Looking at the MNTX performance, the sock has gained about 40% so far this year. This is against the backdrop of industrial sector stocks, represented by Industrial Select Sector SPDR ETF (XLI) in the following chart, which have gained 10% on average since the beginning of the year, meaning that the company is outperforming the sector as a whole.
And to sum up, I am upholding the main thesis outlined in my previous piece that the company’s business is now positioned better to meet the heavy investments in infrastructure projects, positive trends in key end-markets and a fleet replacement/expansion cycle. And indeed, it’s gradually reflected in financial performance.
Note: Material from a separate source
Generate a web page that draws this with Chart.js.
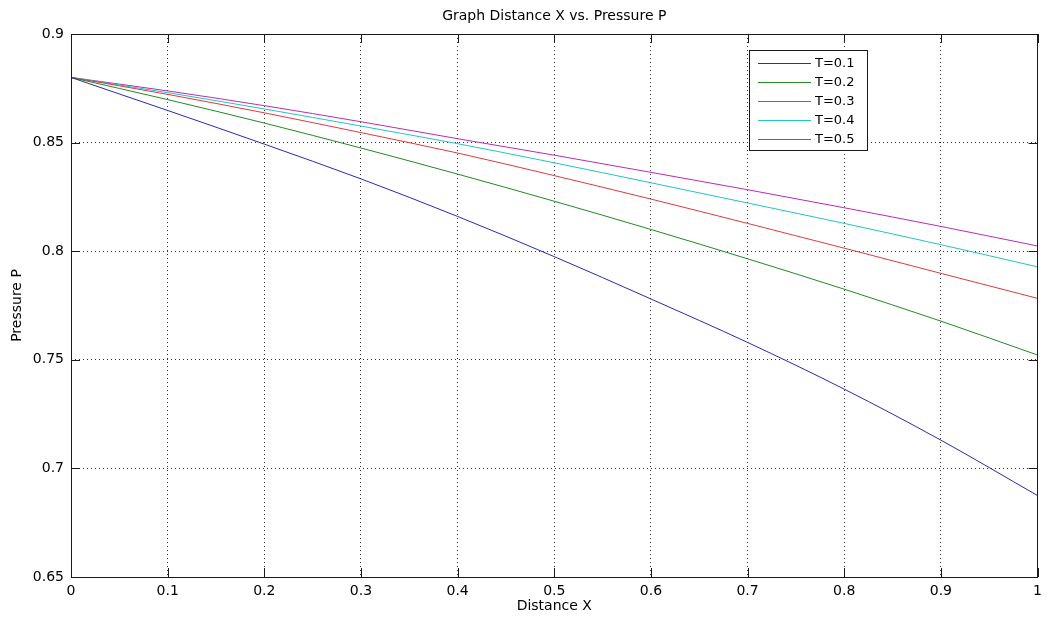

My key short-term expectations are for gross margin profitability of 20-22% and EBITDA margin of 10-11%. This target seems to me quite reasonable to be sustained once the company achieves a 20%+ contribution from higher-margin segments in the revenue mix.
My call remains for a Buy action on MNTX sock, as I am more inclined to believe that continued new orders accumulation, expansion of the rental LOB and operating improvement could result in a sustainable profitability improvement.